This morning it is 13 degrees in Albuquerque and the school where I work as a substitute teacher has no heat in the rooms that house the culinary arts classes. Water from frozen pipes shorted electrical controls in the system days ago and things have yet to be repaired. Students are huddled around the ovens. Yesterday morning it was nine. Same deal. Huddled around the ovens. Last week a spell of sub zero temperatures around the state caused a natural gas shortage because of unusual demand and thousand of homes were without heat in the bitter, dangerous cold, especially in northern New Mexico, where temperatures plummeted to 20 below. The governor declared a state of emergency. A week later there are still homes without heat. Stalwarts from FEMA have been called in to assess the damage in Taos.

The only thing to warm the spirit these days are the many hundreds of thousands of courageous Egyptians who have broken their fear to challenge the American-backed regime that has brutally oppressed them for 30 years. Watching them, one vacillates between hope and foreboding. The US response to the uprising has been at the same time despicable and wildly comic. Reveling in Obama and Clinton’s contemptible transparent verbal contortions, I feel like one of Oliver Sack’s patients famously reacting to Reagan’s speech. That’s who we are these days, patients in an asylum, huddled around our ovens for warmth.

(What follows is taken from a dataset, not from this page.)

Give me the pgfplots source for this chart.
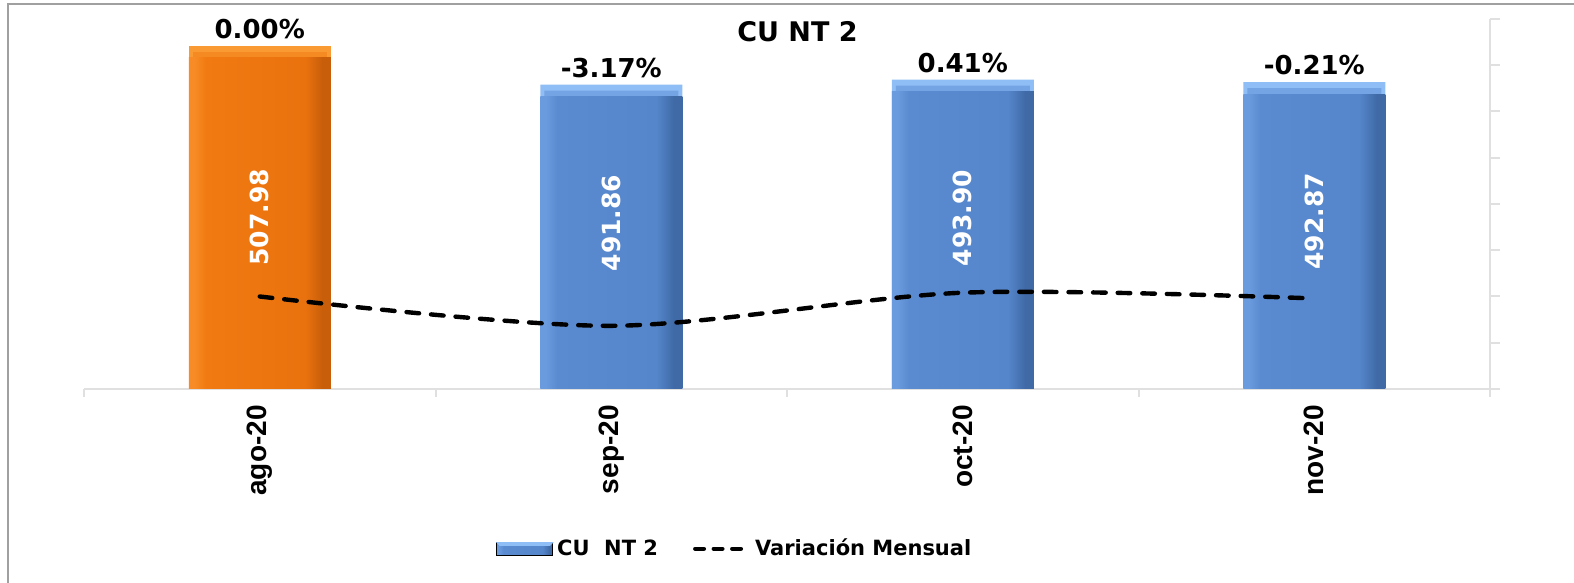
\documentclass[border=0pt]{standalone}
\usepackage{pgfplots}
\pgfplotsset{compat=1.18}
\usepackage{fontspec}
\setmainfont{DejaVu Sans}
\newfontfamily\arialfont{Liberation Sans}
\definecolor{orM}{HTML}{F27A12}
\definecolor{orM2}{HTML}{EA720E}
\definecolor{orL}{HTML}{F88B25}
\definecolor{orD}{HTML}{C95E0A}
\definecolor{orT}{HTML}{F99A33}
\definecolor{orT2}{HTML}{F68A22}
\definecolor{blM}{HTML}{5A8BD0}
\definecolor{blM2}{HTML}{5585CA}
\definecolor{blL}{HTML}{6A9BDE}
\definecolor{blD}{HTML}{3F6AA6}
\definecolor{blT}{HTML}{8FBDF5}
\definecolor{blT2}{HTML}{74A4E4}
\definecolor{framegray}{HTML}{A0A0A0}
\definecolor{axgray}{HTML}{E0E0E0}
\pgfdeclarehorizontalshading{blshade}{100bp}{color(0bp)=(blL); color(25bp)=(blL); color(27bp)=(blL); color(31bp)=(blM); color(66bp)=(blM2); color(72bp)=(blD); color(75bp)=(blD); color(100bp)=(blD)}
\pgfdeclarehorizontalshading{orshade}{100bp}{color(0bp)=(orL); color(25bp)=(orL); color(27bp)=(orL); color(31bp)=(orM); color(66bp)=(orM2); color(72bp)=(orD); color(75bp)=(orD); color(100bp)=(orD)}
\begin{document}
\begin{tikzpicture}
\draw[framegray, line width=1pt] (4pt,0pt) -- (4pt,289.5pt) -- (787pt,289.5pt);
\begin{axis}[
  at={(42pt,97pt)}, anchor=south west, scale only axis,
  width=703pt, height=185pt,
  xmin=-0.5, xmax=3.5, ymin=366, ymax=519,
  axis x line*=bottom, axis y line=none,
  x axis line style={-, draw=axgray, line width=1pt},
  xtick={0,1,2,3}, xticklabels={ago-20,sep-20,oct-20,nov-20},
  major tick length=0pt,
  xticklabel style={rotate=90, anchor=east, inner xsep=8pt, inner ysep=0pt, font=\arialfont\bfseries\fontsize{14}{14}\selectfont},
  extra x ticks={-0.5,0.5,1.5,2.5,3.5}, extra x tick labels={},
  extra x tick style={major tick length=4pt, tick align=outside, tick style={draw=axgray, line width=1pt}},
  ybar, bar width=71pt, bar shift=0pt,
  toplab/.style={nodes near coords, point meta=explicit symbolic,
    every node near coord/.append style={font=\bfseries\fontsize{13}{13}\selectfont, black}},
]
% top bevel layers (light) with percentage labels
\addplot[draw=none, bar shift=0pt, fill=orT, toplab] coordinates {(0,507.98) [0.00\%]};
\addplot[draw=none, bar shift=0pt, fill=blT, toplab] coordinates {(1,491.86) [-3.17\%] (2,493.90) [0.41\%] (3,492.87) [-0.21\%]};
\addplot[draw=none, bar shift=0pt, fill=orT2, bar width=67pt, yshift=-3pt] coordinates {(0,507.98)};
\addplot[draw=none, bar shift=0pt, fill=blT2, bar width=67pt, yshift=-3pt] coordinates {(1,491.86) (2,493.90) (3,492.87)};
% bar bodies
\addplot[draw=none, bar shift=0pt, shading=orshade, yshift=-6pt] coordinates {(0,507.98)};
\addplot[draw=none, bar shift=0pt, shading=blshade, yshift=-6pt] coordinates {(1,491.86)};
\addplot[draw=none, bar shift=0pt, shading=blshade, yshift=-6pt] coordinates {(2,493.90)};
\addplot[draw=none, bar shift=0pt, shading=blshade, yshift=-6pt] coordinates {(3,492.87)};
% values inside the bars
\addplot[sharp plot, draw=none, fill=none, mark=none, nodes near coords, point meta=explicit symbolic,
  every node near coord/.style={rotate=90, anchor=center, text=white, font=\bfseries\fontsize{12.5}{12.5}\selectfont}]
  coordinates {(0,437.0) [507.98] (1,434.6) [491.86] (2,436.7) [493.90] (3,435.4) [492.87]};
\end{axis}
\begin{axis}[
  at={(42pt,97pt)}, anchor=south west, scale only axis,
  width=703pt, height=185pt,
  xmin=-0.5, xmax=3.5, ymin=-10, ymax=30,
  axis x line=none, axis y line*=right,
  y axis line style={-, draw=axgray, line width=1pt},
  ytick={-10,-5,0,5,10,15,20,25,30}, yticklabels={},
  major tick length=5pt, tick align=outside, tick style={draw=axgray, line width=1pt},
  clip=false,
  legend columns=2,
  legend style={at={(0.293,-0.432)}, anchor=west, draw=none, fill=none, inner sep=0pt,
    font=\bfseries\fontsize{10.5}{10.5}\selectfont,
    /tikz/every even column/.append style={column sep=15.5pt}},
]
\addlegendimage{legend image code/.code={\shade[shading=blshade] (0pt,-3.2pt) rectangle (28pt,3.2pt); \fill[blT] (0pt,3.2pt) -- (28pt,3.2pt) -- (26.5pt,1.7pt) -- (1.5pt,1.7pt) -- cycle;}}
\addlegendentry{CU\ \ NT 2}
\addplot[black, line width=2.2pt, dash pattern=on 6.3pt off 6pt, line cap=round, smooth, mark=none,
  legend image code/.code={\draw[black, line width=2.2pt, dash pattern=on 4.3pt off 4.95pt, line cap=round] (1.1pt,0pt) -- (23.9pt,0pt); \path[draw=none] (0pt,0pt) -- (29pt,0pt);}]
  coordinates {(0,0) (1,-3.17) (2,0.41) (3,-0.21)};
\addlegendentry{Variación Mensual}
\end{axis}
\node[font=\bfseries\fontsize{13.5}{13.5}\selectfont] at (398.75pt,275.5pt) {CU NT 2};
\pgfresetboundingbox
\path[use as bounding box] (0,0) rectangle (787pt,291.5pt);
\end{tikzpicture}
\end{document}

Those not broken, catatonic or drugged laugh uproariously, if impotently, at the wicked comedy playing out before us. How long will it take this benumbed citizenry to channel its inner McMurphys and Chief Bromdens?

Out of almost nowhere the name “Egypt” has taken on a luster and significance that dazzles the rest of the world and kindles dormant hopes thought to be extinguished. “We are all Egyptians!” comes the cry, as if vicariously experiencing the spiritual and physical bravery of the pro-democracy crowds grants us license to share this exalted mantle with those who put their lives and futures on the line. In fact we are all inescapably American—taxpayers that fund the Egyptian ruling class two billion dollars a year to keep those exalted others some now claim to be under the guns and tanks ringing Tahrir Square, weapons that could at a nod from afar turn those protesters into dead people.

This system that can’t keep its schoolchildren warm spends trillions on the military with its thousand bases around the world, providing muscle for the corporations and kleptocrats that rule our lives. That we have to huddle around our stoves is of little consequence for those that lord over us with such contempt. Until we really decide to become Egyptians and break out of the asylum, their disdain is wholly justified.